■ **What is expected**
Only the lines from the top of the listing below to the line that has "ocean_yticks = [0, 50, 100, 150, 200, 250, 300]" should be echoed, with both ends kept and pictures left out.

┏━━

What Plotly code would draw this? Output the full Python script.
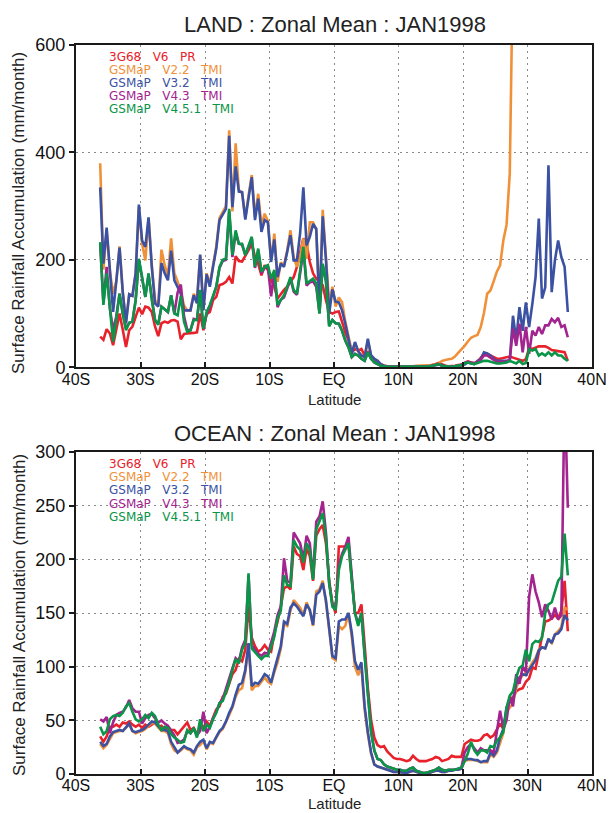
import plotly.graph_objects as go

# Latitude grid (0.5 degree bins, 36.25S .. 36.25N)
lat = [-36.25 + 0.5 * i for i in range(146)]

series_names = ["3G68 V6 PR", "GSMaP V2.2 TMI", "GSMaP V3.2 TMI", "GSMaP V4.3 TMI", "GSMaP V4.5.1 TMI"]
series_colors = ["#e8212b", "#f0913a", "#3b52a3", "#a3238f", "#0a9548"]

x_tickvals = [-40, -30, -20, -10, 0, 10, 20, 30, 40]
x_ticktext = ["40S", "30S", "20S", "10S", "EQ", "10N", "20N", "30N", "40N"]
land_yticks = [0, 200, 400, 600]
ocean_yticks = [0, 50, 100, 150, 200, 250, 300]

# ---------------- LAND (mm/month) ----------------
land_pr = [57, 51, 71, 63, 41, 70, 100, 70, 38, 69,
           76, 94, 111, 99, 113, 111, 103, 76, 58, 82,
           85, 83, 87, 88, 85, 52, 62, 63, 63, 64,
           65, 100, 69, 99, 103, 125, 131, 153, 155, 159,
           168, 156, 207, 198, 197, 207, 218, 230, 206, 193,
           171, 190, 181, 162, 150, 128, 137, 144, 150, 159,
           168, 187, 215, 240, 230, 196, 175, 165, 159, 153,
           125, 103, 100, 103, 104, 84, 65, 50, 28, 34,
           31, 34, 22, 28, 16, 12, 9, 6, 3, 2,
           2, 1, 1, 1, 1, 1, 1, 1, 1, 1,
           1, 2, 3, 4, 6, 8, 5, 3, 2, 2,
           3, 4, 5, 8, 11, 9, 8, 10, 18, 25,
           25, 22, 18, 16, 16, 17, 19, 20, 18, 16,
           14, 12, 15, 36, 34, 37, 39, 39, 39, 36,
           32, 31, 30, 29, 28, 12]

land_v22 = [380, 182, 255, 180, 137, 160, 225, 140, 85, 136,
            133, 175, 298, 230, 199, 278, 190, 125, 115, 219,
            190, 170, 240, 175, 160, 140, 115, 106, 106, 137,
            125, 208, 110, 175, 155, 190, 225, 278, 290, 300,
            441, 290, 417, 330, 325, 278, 320, 358, 280, 323,
            264, 286, 272, 200, 249, 159, 195, 190, 218, 255,
            205, 187, 205, 240, 202, 270, 270, 255, 115, 293,
            205, 119, 150, 113, 130, 121, 85, 60, 30, 45,
            30, 22, 19, 50, 22, 16, 12, 6, 3, 2,
            1, 1, 1, 1, 1, 1, 2, 2, 3, 3,
            3, 3, 4, 4, 5, 7, 12, 14, 15, 16,
            20, 27, 33, 40, 48, 55, 58, 60, 75, 101,
            137, 143, 160, 178, 190, 236, 265, 361, 760, None,
            None, None, None, None, None, None, None, None, None, None,
            None, None, None, None, None, None]

land_v32 = [335, 193, 260, 185, 103, 160, 223, 140, 82, 136,
            133, 175, 303, 236, 224, 279, 187, 119, 113, 194,
            175, 162, 217, 162, 150, 137, 106, 106, 106, 134,
            119, 210, 106, 173, 150, 187, 221, 274, 285, 295,
            431, 298, 374, 327, 326, 275, 315, 354, 274, 314,
            252, 274, 270, 196, 238, 168, 193, 187, 215, 246,
            199, 199, 250, 335, 227, 243, 267, 258, 106, 281,
            200, 100, 145, 122, 121, 106, 81, 56, 25, 47,
            30, 22, 19, 53, 22, 16, 12, 6, 3, 2,
            1, 1, 1, 1, 0, 0, 1, 1, 1, 1,
            1, 1, 2, 3, 4, 5, 3, 2, 1, 1,
            2, 3, 3, 5, 9, 8, 6, 12, 15, 28,
            26, 22, 16, 12, 12, 11, 12, 12, 96, 50,
            112, 68, 121, 75, 118, 168, 277, 128, 149, 376,
            140, 199, 236, 205, 187, 103]

land_v43 = [230, 120, 187, 110, 69, 95, 137, 100, 72, 83,
            85, 125, 200, 165, 131, 172, 125, 88, 80, 113,
            108, 103, 134, 100, 139, 154, 95, 70, 69, 90,
            88, 140, 72, 100, 113, 134, 150, 185, 198, 200,
            290, 205, 250, 230, 228, 209, 225, 240, 185, 218,
            175, 185, 186, 132, 178, 112, 126, 130, 147, 165,
            141, 135, 175, 218, 152, 158, 160, 150, 101, 190,
            160, 78, 88, 82, 81, 68, 50, 37, 19, 25,
            22, 16, 12, 28, 16, 9, 6, 3, 2, 1,
            1, 1, 1, 1, 1, 1, 1, 1, 1, 1,
            1, 1, 2, 3, 4, 6, 3, 2, 1, 1,
            2, 3, 4, 8, 10, 9, 7, 10, 14, 22,
            22, 18, 14, 10, 10, 10, 11, 14, 72, 40,
            81, 28, 75, 25, 68, 59, 75, 62, 78, 78,
            90, 84, 92, 75, 78, 56]

land_v451 = [233, 116, 175, 106, 48, 90, 137, 100, 69, 83,
             85, 125, 202, 168, 131, 175, 125, 88, 79, 113,
             108, 103, 134, 100, 97, 133, 85, 66, 69, 88,
             88, 144, 72, 103, 116, 134, 150, 187, 200, 202,
             295, 209, 255, 230, 230, 209, 225, 243, 187, 221,
             178, 187, 190, 165, 181, 116, 125, 134, 150, 168,
             144, 137, 180, 224, 156, 160, 165, 156, 100, 193,
             162, 76, 88, 82, 81, 68, 50, 37, 19, 25,
             22, 16, 12, 28, 16, 9, 6, 3, 2, 1,
             1, 1, 1, 1, 1, 1, 1, 1, 1, 1,
             1, 1, 2, 3, 4, 6, 3, 2, 1, 1,
             2, 3, 4, 7, 9, 7, 6, 8, 10, 12,
             12, 10, 8, 7, 7, 8, 9, 12, 9, 7,
             12, 6, 8, 34, 31, 34, 22, 26, 22, 28,
             22, 28, 22, 22, 16, 12]

# ---------------- OCEAN (mm/month) ----------------
ocean_pr = [35, 30, 35, 44, 44, 46, 44, 48, 47, 49,
            46, 44, 46, 43, 46, 44, 46, 48, 44, 45,
            41, 43, 41, 41, 37, 41, 44, 48, 41, 43,
            37, 44, 43, 49, 45, 52, 60, 63, 72, 75,
            85, 93, 97, 107, 105, 116, 156, 127, 119, 114,
            116, 120, 116, 114, 131, 142, 156, 173, 175, 172,
            212, 205, 203, 190, 210, 203, 180, 222, 228, 232,
            215, 180, 159, 150, 212, 212, 212, 213, 178, 150,
            150, 158, 120, 80, 50, 34, 27, 25, 26, 21,
            18, 15, 14, 14, 13, 12, 13, 17, 14, 12,
            12, 12, 13, 14, 16, 15, 12, 13, 14, 17,
            16, 16, 16, 28, 30, 32, 31, 31, 32, 36,
            37, 34, 36, 42, 47, 42, 59, 71, 71, 77,
            79, 80, 86, 89, 99, 98, 115, 128, 142, 143,
            145, 148, 145, 152, 180, 133]

ocean_v22 = [28, 24, 27, 33, 38, 39, 40, 40, 43, 46,
             40, 38, 39, 40, 42, 45, 48, 47, 43, 40,
             40, 38, 28, 22, 20, 22, 25, 23, 22, 18,
             25, 27, 31, 23, 29, 28, 34, 39, 42, 48,
             55, 62, 72, 78, 80, 95, 118, 78, 82, 82,
             86, 90, 86, 84, 95, 104, 117, 140, 138, 152,
             162, 158, 155, 148, 160, 152, 138, 170, 172, 180,
             160, 135, 108, 106, 138, 135, 138, 150, 128, 100,
             92, 100, 60, 37, 19, 9, 7, 6, 5, 4,
             3, 2, 2, 1.5, 1.5, 1, 2, 3, 2, 1,
             1, 1, 1, 2, 3, 3, 2, 2, 3, 3,
             4, 4, 5, 12, 13, 13, 13, 12, 11, 11,
             11, 18, 16, 20, 30, 38, 58, 62, 66, 80,
             88, 92, 94, 98, 104, 108, 116, 118, 117, 125,
             122, 130, 133, 137, 155, 153]

ocean_v32 = [30, 26, 28, 35, 39, 40, 41, 40, 44, 47,
             40, 39, 40, 41, 43, 46, 49, 48, 44, 41,
             41, 40, 30, 25, 20, 23, 26, 24, 23, 20,
             26, 30, 32, 24, 30, 29, 35, 40, 43, 49,
             57, 63, 74, 83, 85, 97, 122, 82, 85, 84,
             88, 93, 91, 85, 97, 107, 119, 142, 140, 155,
             159, 156, 152, 147, 158, 153, 139, 167, 170, 178,
             162, 138, 110, 108, 142, 144, 144, 150, 132, 105,
             97, 104, 63, 39, 20, 9, 7, 6, 5, 4,
             3, 2, 2, 1.5, 1.5, 1, 2, 3, 2, 1,
             1, 1, 1, 2, 3, 3, 2, 2, 3, 3,
             4, 4, 5, 13, 14, 14, 13, 13, 11, 12,
             12, 20, 17, 22, 34, 42, 62, 67, 68, 84,
             90, 93, 92, 97, 102, 106, 115, 118, 117, 126,
             122, 130, 131, 135, 148, 143]

ocean_v43 = [51, 49, 53, 38, 48, 55, 57, 58, 62, 69,
             61, 58, 58, 47, 52, 55, 56, 52, 48, 50,
             47, 45, 41, 36, 29, 30, 32, 40, 38, 42,
             36, 40, 58, 38, 44, 52, 58, 66, 70, 80,
             88, 99, 108, 105, 118, 125, 185, 120, 116, 112,
             110, 113, 112, 122, 133, 148, 156, 201, 180, 178,
             225, 220, 215, 200, 222, 215, 183, 235, 240, 254,
             225, 178, 158, 155, 195, 205, 212, 221, 183, 150,
             140, 150, 112, 72, 40, 22, 14, 13, 9, 7,
             6, 5, 4, 4, 3, 3, 5, 6, 3, 2,
             1, 1, 2, 3, 4, 6, 4, 3, 4, 4,
             4, 5, 6, 20, 25, 28, 24, 20, 24, 22,
             22, 22, 20, 39, 59, 42, 50, 72, 63, 93,
             84, 100, 95, 165, 186, 170, 160, 146, 158, 152,
             144, 155, 144, 148, 360, 248]

ocean_v451 = [44, 37, 40, 51, 54, 55, 54, 57, 63, 66,
              58, 51, 49, 51, 55, 52, 57, 54, 46, 41,
              44, 43, 37, 34, 32, 29, 30, 41, 38, 43,
              34, 51, 40, 46, 43, 51, 57, 66, 68, 77,
              85, 97, 107, 103, 116, 122, 187, 117, 113, 110,
              107, 110, 110, 120, 128, 145, 152, 185, 176, 175,
              218, 212, 209, 197, 215, 209, 181, 228, 235, 243,
              221, 178, 156, 153, 190, 203, 209, 215, 181, 150,
              138, 150, 110, 70, 39, 22, 14, 13, 9, 7,
              6, 5, 4, 4, 3, 3, 5, 6, 3, 2,
              1, 1, 2, 3, 4, 6, 4, 3, 4, 4,
              4, 5, 6, 12, 19, 30, 22, 18, 22, 22,
              20, 26, 25, 31, 34, 39, 62, 73, 77, 90,
              99, 101, 116, 105, 121, 124, 123, 127, 150, 158,
              160, 170, 180, 184, 224, 185]

land_series = [land_pr, land_v22, land_v32, land_v43, land_v451]
ocean_series = [ocean_pr, ocean_v22, ocean_v32, ocean_v43, ocean_v451]

W, H = 610, 813
ML, MR, MT, MB = 76, 18, 45, 39
IW, IH = W - ML - MR, H - MT - MB
FONT = "Liberation Sans, Arial, sans-serif"
LFONT = "DejaVu Sans, Liberation Sans, sans-serif"


def px_x(xpx):
    return (xpx - ML) / IW


def px_y(ypx):
    return (H - MB - ypx) / IH


fig = go.Figure()
for name, col, vals in zip(series_names, series_colors, land_series):
    fig.add_trace(go.Scatter(x=lat, y=vals, mode="lines", name=name,
                             line=dict(color=col, width=2.6), xaxis="x", yaxis="y",
                             showlegend=False, connectgaps=False))
for name, col, vals in zip(series_names, series_colors, ocean_series):
    fig.add_trace(go.Scatter(x=lat, y=vals, mode="lines", name=name,
                             line=dict(color=col, width=2.6), xaxis="x2", yaxis="y2",
                             showlegend=False, connectgaps=False))

top_dom = [px_y(367.3), 1.0]
bot_dom = [0.0, px_y(452)]

common_x = dict(range=[-40, 40], tickvals=x_tickvals, ticktext=x_ticktext,
                showgrid=True, gridcolor="#8a8a8a", griddash="2px,4px", gridwidth=1,
                showline=True, linecolor="#1a1a1a", linewidth=2, mirror=True,
                ticks="inside", ticklen=5, tickwidth=1.5, tickcolor="#1a1a1a",
                ticklabelstandoff=-4,
                zeroline=False, automargin=False,
                tickfont=dict(family=FONT, size=16, color="#111"),
                domain=[0, 1])
common_y = dict(showgrid=True, gridcolor="#8a8a8a", griddash="2px,4px", gridwidth=1,
                showline=True, linecolor="#1a1a1a", linewidth=2, mirror=True,
                ticks="outside", ticklen=5, tickwidth=1.5, tickcolor="#1a1a1a",
                zeroline=False, automargin=False,
                tickfont=dict(family=FONT, size=18, color="#111"))

fig.update_layout(
    width=W, height=H,
    margin=dict(l=ML, r=MR, t=MT, b=MB, autoexpand=False),
    paper_bgcolor="white", plot_bgcolor="white",
    xaxis=dict(anchor="y", **common_x),
    xaxis2=dict(anchor="y2", **common_x),
    yaxis=dict(anchor="x", domain=top_dom, range=[0, 600], tickvals=land_yticks, **common_y),
    yaxis2=dict(anchor="x2", domain=bot_dom, range=[0, 300], tickvals=ocean_yticks, **common_y),
)

ann = []
C = dict(xref="paper", yref="paper", showarrow=False, xanchor="center", yanchor="middle")
# titles
ann.append(dict(text="LAND : Zonal Mean : JAN1998", x=px_x(335), y=px_y(25),
                font=dict(family=FONT, size=22, color="#222"), **C))
ann.append(dict(text="OCEAN : Zonal Mean : JAN1998", x=px_x(335), y=px_y(433),
                font=dict(family=FONT, size=22, color="#222"), **C))
# x titles
for yy in (399, 803):
    ann.append(dict(text="Latitude", x=px_x(334), y=px_y(yy), borderpad=0,
                    font=dict(family=FONT, size=15, color="#222"), **C))
# y titles
for yy in (213, 615):
    ann.append(dict(text="Surface Rainfall Accumulation (mm/month)", x=px_x(19), y=px_y(yy),
                    textangle=-90, font=dict(family=FONT, size=17, color="#222"), **C))
# in-plot legends
for y0 in (56.7, 464):
    for k, (name, col) in enumerate(zip(series_names, series_colors)):
        ann.append(dict(text=name.replace(" ", "\u00a0\u00a0\u00a0"), x=px_x(108), y=px_y(y0 + 13.2 * k),
                        xref="paper", yref="paper", xanchor="left", yanchor="middle",
                        borderpad=0, showarrow=False, font=dict(family=LFONT, size=12, color=col)))
fig.update_layout(annotations=ann)

fig.write_html("out.html")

┗━━

■ **Result for this task**
What Plotly code would draw this? Output the full Python script.
import plotly.graph_objects as go

# Latitude grid (0.5 degree bins, 36.25S .. 36.25N)
lat = [-36.25 + 0.5 * i for i in range(146)]

series_names = ["3G68 V6 PR", "GSMaP V2.2 TMI", "GSMaP V3.2 TMI", "GSMaP V4.3 TMI", "GSMaP V4.5.1 TMI"]
series_colors = ["#e8212b", "#f0913a", "#3b52a3", "#a3238f", "#0a9548"]

x_tickvals = [-40, -30, -20, -10, 0, 10, 20, 30, 40]
x_ticktext = ["40S", "30S", "20S", "10S", "EQ", "10N", "20N", "30N", "40N"]
land_yticks = [0, 200, 400, 600]
ocean_yticks = [0, 50, 100, 150, 200, 250, 300]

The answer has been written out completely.